O Senhor sempre nos desloca, porque tem um olhar diferente, verdadeiro, sobre o real, capaz de captar dados que nós não vemos. Se aceitarmos o desafio, nós, que somos tão pequenos, poderemos reconhecer a resposta ao nosso grito: «Eu, o Senhor, os atenderei; Eu, o Deus de Israel, não os abandonarei». Quem confia n’Ele, quem se abandona ao desígnio de um Outro, vê o cumprimento da promessa: «Farei brotar rios nos morros escalvados». Não será talvez isto o que nos maravilha em alguns encontros? Enquanto alguns estão cada vez mais amedrontados, cada vez mais dobrados sobre si mesmos, cada vez mais fechados, cada vez mais desencorajados, outros florescem e testemunham uma forma diferente, positiva, de viver as coisas habituais.

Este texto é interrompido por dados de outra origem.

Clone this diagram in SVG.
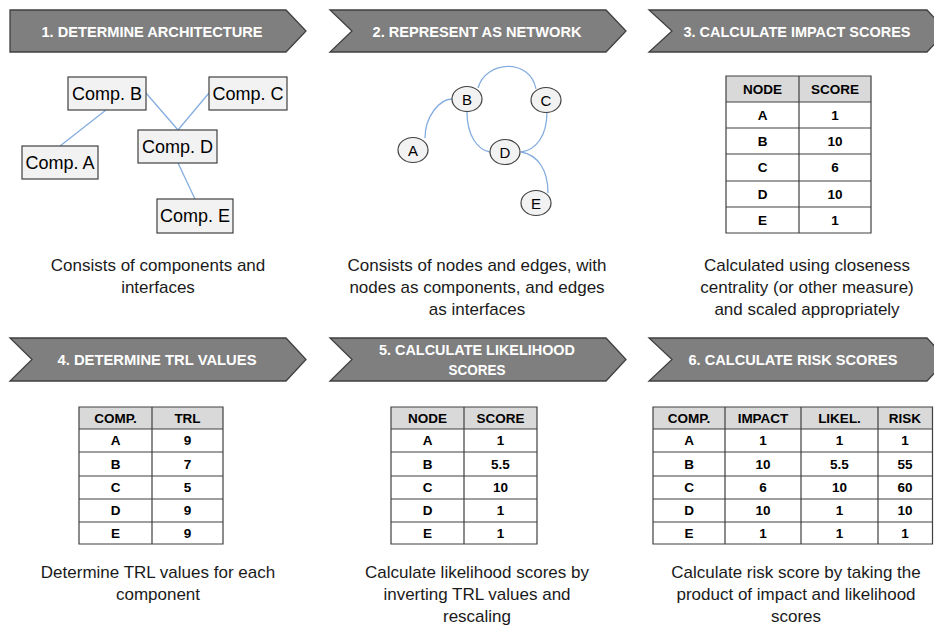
<svg xmlns="http://www.w3.org/2000/svg" width="934" height="625" viewBox="0 0 934 625">
<style>
.ban{fill:#7f7f7f;stroke:#404040;stroke-width:1.3}
.bt{font-family:"Liberation Sans",Arial,sans-serif;font-weight:bold;font-size:15.5px;fill:#fff;text-anchor:middle}
.box{fill:#f2f2f2;stroke:#404040;stroke-width:1.2}
.bl{font-family:"Liberation Sans",Arial,sans-serif;font-size:18px;fill:#000;text-anchor:middle}
.nl{font-family:"Liberation Sans",Arial,sans-serif;font-size:15px;fill:#000;text-anchor:middle}
.edge{fill:none;stroke:#85ade0;stroke-width:1.3}
.cap{font-family:"Liberation Sans",Arial,sans-serif;font-size:17px;fill:#1a1a1a;text-anchor:middle}
.th{fill:#d9d9d9}
.tb{fill:#fff}
.tl{fill:none;stroke:#404040;stroke-width:1.2}
.tt{font-family:"Liberation Sans",Arial,sans-serif;font-weight:bold;font-size:13.5px;fill:#000;text-anchor:middle}
</style>
<rect width="934" height="625" fill="#fff"/>

<!-- Banners -->
<g id="banner1"><polygon class="ban" points="10,10 286,10 306,31 286,52 10,52"/><text class="bt" x="152" y="37" textLength="221" lengthAdjust="spacingAndGlyphs">1. DETERMINE ARCHITECTURE</text></g>
<g id="banner2"><polygon class="ban" points="330,10 606,10 626,31 606,52 330,52 352,31"/><text class="bt" x="477" y="37" textLength="209" lengthAdjust="spacingAndGlyphs">2. REPRESENT AS NETWORK</text></g>
<g id="banner3"><polygon class="ban" points="649,10 927,10 947,31 927,52 649,52 672,31"/><text class="bt" x="797" y="37" textLength="227" lengthAdjust="spacingAndGlyphs">3. CALCULATE IMPACT SCORES</text></g>
<g id="banner4"><polygon class="ban" points="10,338 286,338 306,359.5 286,381 10,381 32,359.5"/><text class="bt" x="157" y="365" textLength="199" lengthAdjust="spacingAndGlyphs">4. DETERMINE TRL VALUES</text></g>
<g id="banner5"><polygon class="ban" points="330,338 606,338 626,359.5 606,381 330,381 352,359.5"/><text class="bt" x="477" y="355" textLength="196" lengthAdjust="spacingAndGlyphs">5. CALCULATE LIKELIHOOD</text><text class="bt" x="477" y="375" textLength="57" lengthAdjust="spacingAndGlyphs">SCORES</text></g>
<g id="banner6"><polygon class="ban" points="649,338 927,338 947,359.5 927,381 649,381 672,359.5"/><text class="bt" x="793" y="365" textLength="209" lengthAdjust="spacingAndGlyphs">6. CALCULATE RISK SCORES</text></g>

<!-- Connectors -->
<g id="connectors">
<line class="edge" x1="106" y1="110" x2="60" y2="146"/>
<line class="edge" x1="146" y1="93" x2="178" y2="130"/>
<line class="edge" x1="209" y1="93" x2="178" y2="130"/>
<line class="edge" x1="178" y1="163" x2="195" y2="199"/>
<path class="edge" d="M478,88 C486,60 530,58 536,89"/>
<path class="edge" d="M425,138 C425,116 440,99 452,99"/>
<path class="edge" d="M467,112 C467,136 478,150 490,152"/>
<path class="edge" d="M547,112 C547,136 536,150 521,152"/>
<path class="edge" d="M521,152 C538,155 548,170 548,193"/>
</g>

<!-- Architecture nodes -->
<g id="compB"><rect class="box" x="68" y="77" width="78" height="33"/><text class="bl" x="107" y="100">Comp. B</text></g>
<g id="compC"><rect class="box" x="209" y="77" width="78" height="33"/><text class="bl" x="248" y="100">Comp. C</text></g>
<g id="compD"><rect class="box" x="138" y="130" width="79" height="33"/><text class="bl" x="177.5" y="153">Comp. D</text></g>
<g id="compA"><rect class="box" x="22" y="146" width="76" height="33"/><text class="bl" x="60" y="169">Comp. A</text></g>
<g id="compE"><rect class="box" x="157" y="199" width="76" height="34"/><text class="bl" x="195" y="222">Comp. E</text></g>

<!-- Network nodes -->
<g id="nodeA"><ellipse class="box" cx="413" cy="150" rx="15" ry="12.5"/><text class="nl" x="413" y="155.5">A</text></g>
<g id="nodeB"><ellipse class="box" cx="467" cy="99" rx="15" ry="12.5"/><text class="nl" x="467" y="104.5">B</text></g>
<g id="nodeC"><ellipse class="box" cx="546" cy="100" rx="15" ry="12.5"/><text class="nl" x="546" y="105.5">C</text></g>
<g id="nodeD"><ellipse class="box" cx="505" cy="152" rx="15" ry="12.5"/><text class="nl" x="505" y="157.5">D</text></g>
<g id="nodeE"><ellipse class="box" cx="536" cy="203" rx="15" ry="12.5"/><text class="nl" x="536" y="208.5">E</text></g>

<!-- Table 3 -->
<g id="table3">
<rect class="th" x="726" y="76" width="145" height="26"/>
<rect class="tb" x="726" y="102" width="145" height="131"/>
<path class="tl" d="M726,76 H871 V233 H726 Z M799,76 V233 M726,102 H871 M726,128 H871 M726,154 H871 M726,181 H871 M726,207 H871"/>
<text class="tt" x="762.5" y="93.5">NODE</text><text class="tt" x="835" y="93.5">SCORE</text>
<text class="tt" x="762.5" y="119.5">A</text><text class="tt" x="835" y="119.5">1</text>
<text class="tt" x="762.5" y="145.5">B</text><text class="tt" x="835" y="145.5">10</text>
<text class="tt" x="762.5" y="172">C</text><text class="tt" x="835" y="172">6</text>
<text class="tt" x="762.5" y="198.5">D</text><text class="tt" x="835" y="198.5">10</text>
<text class="tt" x="762.5" y="224.5">E</text><text class="tt" x="835" y="224.5">1</text>
</g>

<!-- Table 4 -->
<g id="table4">
<rect class="th" x="79" y="407" width="144" height="22"/>
<rect class="tb" x="79" y="429" width="144" height="115"/>
<path class="tl" d="M79,407 H223 V544 H79 Z M152,407 V544 M79,429 H223 M79,452 H223 M79,476 H223 M79,499 H223 M79,522 H223"/>
<text class="tt" x="115.5" y="422.5">COMP.</text><text class="tt" x="187.5" y="422.5">TRL</text>
<text class="tt" x="115.5" y="445">A</text><text class="tt" x="187.5" y="445">9</text>
<text class="tt" x="115.5" y="468.5">B</text><text class="tt" x="187.5" y="468.5">7</text>
<text class="tt" x="115.5" y="492">C</text><text class="tt" x="187.5" y="492">5</text>
<text class="tt" x="115.5" y="515">D</text><text class="tt" x="187.5" y="515">9</text>
<text class="tt" x="115.5" y="537.5">E</text><text class="tt" x="187.5" y="537.5">9</text>
</g>

<!-- Table 5 -->
<g id="table5">
<rect class="th" x="391" y="407" width="146" height="22"/>
<rect class="tb" x="391" y="429" width="146" height="115"/>
<path class="tl" d="M391,407 H537 V544 H391 Z M464,407 V544 M391,429 H537 M391,452 H537 M391,476 H537 M391,499 H537 M391,522 H537"/>
<text class="tt" x="427.5" y="422.5">NODE</text><text class="tt" x="500.5" y="422.5">SCORE</text>
<text class="tt" x="427.5" y="445">A</text><text class="tt" x="500.5" y="445">1</text>
<text class="tt" x="427.5" y="468.5">B</text><text class="tt" x="500.5" y="468.5">5.5</text>
<text class="tt" x="427.5" y="492">C</text><text class="tt" x="500.5" y="492">10</text>
<text class="tt" x="427.5" y="515">D</text><text class="tt" x="500.5" y="515">1</text>
<text class="tt" x="427.5" y="537.5">E</text><text class="tt" x="500.5" y="537.5">1</text>
</g>

<!-- Table 6 -->
<g id="table6">
<rect class="th" x="653" y="407" width="280" height="22"/>
<rect class="tb" x="653" y="429" width="280" height="115"/>
<path class="tl" d="M653,407 H932.5 V544 H653 Z M725,407 V544 M801,407 V544 M878,407 V544 M653,429 H932.5 M653,452 H932.5 M653,476 H932.5 M653,499 H932.5 M653,522 H932.5"/>
<text class="tt" x="689" y="422.5">COMP.</text><text class="tt" x="763" y="422.5">IMPACT</text><text class="tt" x="839.5" y="422.5">LIKEL.</text><text class="tt" x="905" y="422.5">RISK</text>
<text class="tt" x="689" y="445">A</text><text class="tt" x="763" y="445">1</text><text class="tt" x="839.5" y="445">1</text><text class="tt" x="905" y="445">1</text>
<text class="tt" x="689" y="468.5">B</text><text class="tt" x="763" y="468.5">10</text><text class="tt" x="839.5" y="468.5">5.5</text><text class="tt" x="905" y="468.5">55</text>
<text class="tt" x="689" y="492">C</text><text class="tt" x="763" y="492">6</text><text class="tt" x="839.5" y="492">10</text><text class="tt" x="905" y="492">60</text>
<text class="tt" x="689" y="515">D</text><text class="tt" x="763" y="515">10</text><text class="tt" x="839.5" y="515">1</text><text class="tt" x="905" y="515">10</text>
<text class="tt" x="689" y="537.5">E</text><text class="tt" x="763" y="537.5">1</text><text class="tt" x="839.5" y="537.5">1</text><text class="tt" x="905" y="537.5">1</text>
</g>

<!-- Captions -->
<g id="caption1"><text class="cap" x="158" y="271">Consists of components and</text><text class="cap" x="158" y="293">interfaces</text></g>
<g id="caption2"><text class="cap" x="477" y="271">Consists of nodes and edges, with</text><text class="cap" x="477" y="293">nodes as components, and edges</text><text class="cap" x="477" y="315">as interfaces</text></g>
<g id="caption3"><text class="cap" x="807" y="271">Calculated using closeness</text><text class="cap" x="807" y="293">centrality (or other measure)</text><text class="cap" x="807" y="315">and scaled appropriately</text></g>
<g id="caption4"><text class="cap" x="158" y="578">Determine TRL values for each</text><text class="cap" x="158" y="600">component</text></g>
<g id="caption5"><text class="cap" x="477" y="578">Calculate likelihood scores by</text><text class="cap" x="477" y="600">inverting TRL values and</text><text class="cap" x="477" y="622">rescaling</text></g>
<g id="caption6"><text class="cap" x="796" y="578">Calculate risk score by taking the</text><text class="cap" x="796" y="600">product of impact and likelihood</text><text class="cap" x="796" y="622">scores</text></g>
</svg>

Como é possível que uns resplandeçam de vida e outros encontrem em cada circunstância apenas uma confirmação do seu ceticismo? Porque tudo passa através da sutil lâmina da liberdade. «Transformarei o deserto num reservatório, a terra árida em arroios de água»: se respondermos ao apelo do Senhor, poderemos ver florescer a vida nesta terra árida, nesta nossa situação histórica – não numa outra, nesta. «Plantarei no deserto cedros e acácias, murtas e oliveiras. Farei crescer na terra seca o cipreste, ao lado do ulmeiro e do buxo». Quem confiar nesta promessa começará a ganhar a vida vivendo.
E, no entanto, insinua-se muitas vezes em nós a pergunta: o Senhor não poderia poupar-nos de muitas das circunstâncias desfavoráveis com que temos de nos confrontar? Não nos damos conta de que certas situações são o fruto de um uso errado da nossa liberdade; Israel não tinha confiado no Senhor, não tinha acreditado na Sua palavra e tinha preferido aliar-se às potências da época, acabando no exílio. Quem, pelo contrário, confia, começa a ver os sinais do Senhor em ação: Deus age na história «para que vejam e saibam, considerem e compreendam […] que é a mão do Senhor que faz estas coisas, que o Santo de Israel as realizou».
Quem não confia não verá, porque o mundo estará sempre cheio de contradições que assustam, mas em quem acolhe Jesus, a vida começa a resplandecer. Quem O conhece começa a ver os rebentos de uma vida que floresce.
É preciso ser simples, como diz Jesus que vem no Natal: «Entre os nascidos de mulher, não apareceu ninguém maior do que João Batista; e, no entanto, o menor no Reino do Céu é maior do que ele» (Mt 11,11).
Desde há dois mil anos que o anúncio da salvação, tão impensável para o homem quanto real, é para todos. Está ao alcance de todos, sem excluir ninguém.